Setidaknya, turunnya harga minyak dunia menjelang tutup tahun bisa sedikit memberi angin segar bagi keuangan Pertamina. Hingga saat ini pun belum ada keputusan dari pemerintah terkait penurunan harga BBM. Pemerintah masih harus mengkajinya bersama dengan Pertamina.

Rencananya, Kementerian ESDM akan mengubah formula harga BBM premium, karena dianggap sudah tidak relevan. Wakil Menteri ESDM Arcandra Tahar mengatakan formula harga yang baru harus menyesuaikan struktur biaya yang ada.

Dia membantah perubahan formula harga ini untuk membantu keuangan Pertamina yang kerap rugi menjual BBM premium. Apalagi, harga BBM premium tidak mengalami perubahan sejak April 2016. Meski begitu, formula ini akan memberikan efek pada harga yang lebih mencerminkan harga keekonomian yang sesungguhnya. "Formula itu mencerminkan real cost-nya Pertamina.
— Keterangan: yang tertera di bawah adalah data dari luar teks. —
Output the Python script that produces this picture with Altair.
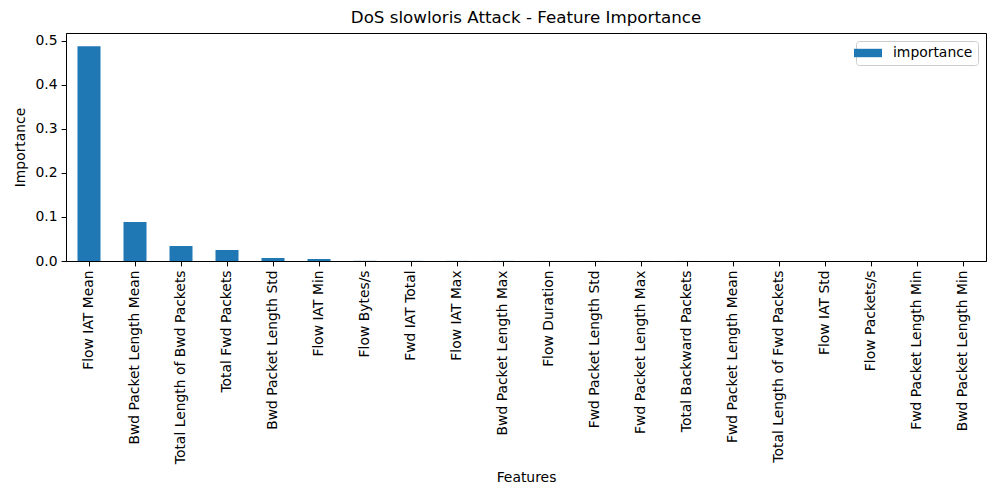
import altair as alt
import pandas as pd

features = [
    "Flow IAT Mean", "Bwd Packet Length Mean", "Total Length of Bwd Packets",
    "Total Fwd Packets", "Bwd Packet Length Std", "Flow IAT Min", "Flow Bytes/s",
    "Fwd IAT Total", "Flow IAT Max", "Bwd Packet Length Max", "Flow Duration",
    "Fwd Packet Length Std", "Fwd Packet Length Max", "Total Backward Packets",
    "Fwd Packet Length Mean", "Total Length of Fwd Packets", "Flow IAT Std",
    "Flow Packets/s", "Fwd Packet Length Min", "Bwd Packet Length Min",
]
importance = [
    0.488, 0.0886, 0.034, 0.025, 0.0068, 0.0045, 0.0004, 0.0003, 0.0002, 0.0002,
    0.0001, 0.0001, 0.0001, 0.0001, 0.00005, 0.00005, 0.00003, 0.00002, 0.00001, 0.00001,
]

df = pd.DataFrame({"feature": features, "importance": importance, "series": "importance"})

FONT = "DejaVu Sans"
blue = "#1f77b4"

chart = alt.Chart(df).mark_bar(color=blue).encode(
    x=alt.X("feature:N", sort=features,
            scale=alt.Scale(paddingInner=0.5, paddingOuter=0.25),
            axis=alt.Axis(title="Features", labelAngle=270, labelFontSize=13.9,
                          titleFontSize=13.9, titleFontWeight="normal", labelPadding=4,
                          tickSize=4.9, titlePadding=9, labelLimit=400)),
    y=alt.Y("importance:Q", scale=alt.Scale(domain=[0, 0.518], nice=False),
            axis=alt.Axis(title="Importance", values=[0, 0.1, 0.2, 0.3, 0.4, 0.5],
                          format=".1f", labelFontSize=13.9, titleFontSize=13.9,
                          titleFontWeight="normal", grid=False, tickSize=4.9,
                          labelPadding=4, titlePadding=8)),
    color=alt.Color("series:N", scale=alt.Scale(range=[blue]),
                    legend=alt.Legend(title=None, orient="top-right", offset=8,
                                      labelFontSize=13.9, fillColor="white",
                                      strokeColor="#cccccc", padding=5, cornerRadius=3,
                                      symbolType="M-2,-0.6L2,-0.6L2,0.6L-2,0.6Z",
                                      symbolSize=196, symbolStrokeWidth=0,
                                      symbolOpacity=1, labelOffset=18)),
).properties(
    width=920, height=228,
    title=alt.Title("DoS slowloris Attack - Feature Importance", fontSize=16.7,
                    fontWeight="normal", font=FONT, offset=6),
    autosize=alt.AutoSizeParams(type="none"),
    padding={"left": 66, "top": 33, "right": 14, "bottom": 239},
).configure(font=FONT).configure_view(
    stroke="black", strokeWidth=1
).configure_axis(
    domainColor="black", tickColor="black", labelColor="black", titleColor="black",
    labelFont=FONT, titleFont=FONT
).configure_legend(labelFont=FONT, labelColor="black")

chart.save("out.html", embed_options={"renderer": "svg", "actions": False})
Jadi, efeknya Pertamina mendapatkan formula yang mencerminkan biaya mendekati apa yang dikeluarkan," ujar Arcandra.

Dalam formula yang baru, komponen pembentukan harga premium setidaknya terdiri dari PPN, PPKB, biaya tambahan distribusi, margin pertamina, margin Stasiun Pengisian Bahan Bakar Umum (SPBU), komponen biaya distribusi dan penyimpanan. Dia memastikan formula harga yang baru, lebih efisien bagi masyarakat. "Jadi, perubahan harga itu semata-mata agar harga BBM Premium lebih adil. Yang fair saja," kata Arcandra di Jakarta, Kamis (22/11).

Arcandra juga mengaku pihaknya sudah merampungkan pembentukan formula harga baru untuk Solar dan Elpiji. Namun, dia tidak merinci formula harga tersebut. Yang jelas formula harga baru Elpiji dan Solar itu sudah disampaikan ke Kementerian Keuangan dan belum diterapkan.

Rencana mengubah formula harga BBM ini sebenarnya telah disampaikan Arcandra pada awal 2018. Saat itu, dia mengatakan formula harga BBM yang berlaku saat ini, dibuat pada saat harga minyak tinggi. Makanya, perlu dibuat formula baru, yang cocok saat harga minyak rendah.

(Baca: Arcandra Sebut Formula Baru BBM Premium Lebih Efisien Bagi Masyarakat)

Pendiri Reforminer Institute Pri Agung Rakhmanto mengimbau agar pemerintah membuat formula harga BBM Premium, sejalan dengan pergerakan harga minyak dunia. Pemerintah juga harus menerapkan mekanisme evaluasi dan penyesuaian harga BBM secara berkala. Misalnya setiap tiga bulan sekali, seperti yang pernah diterapkan sebelumnya.

"Jangan sampai hanya sekedar perubahan (formula), tapi esensi tujuan yang dituju tidak signifikan, dan membawa implikasi yang tidak kondusif misalnya disinsentif terhadap Pertamina dalam penyaluran dan pendistribusian energi," ujarnya.

Terkait revisi formula pembentuk harga BBM Premium, Direktur Pemasaran Retail Pertamina Mas'ud Khamid mengatakan, adanya revisi ini tentu akan memengaruhi keuangan Pertamina. "Iya dong, namanya juga formula," ujarnya. Harga premium dan solar akan berpatokan pada formula yang dibuat. Tidak seperti sekarang, harganya tidak aktif menyesuaikan formula. Sebab, ada beberapa pertimbangan, seperti daya beli masyarakat.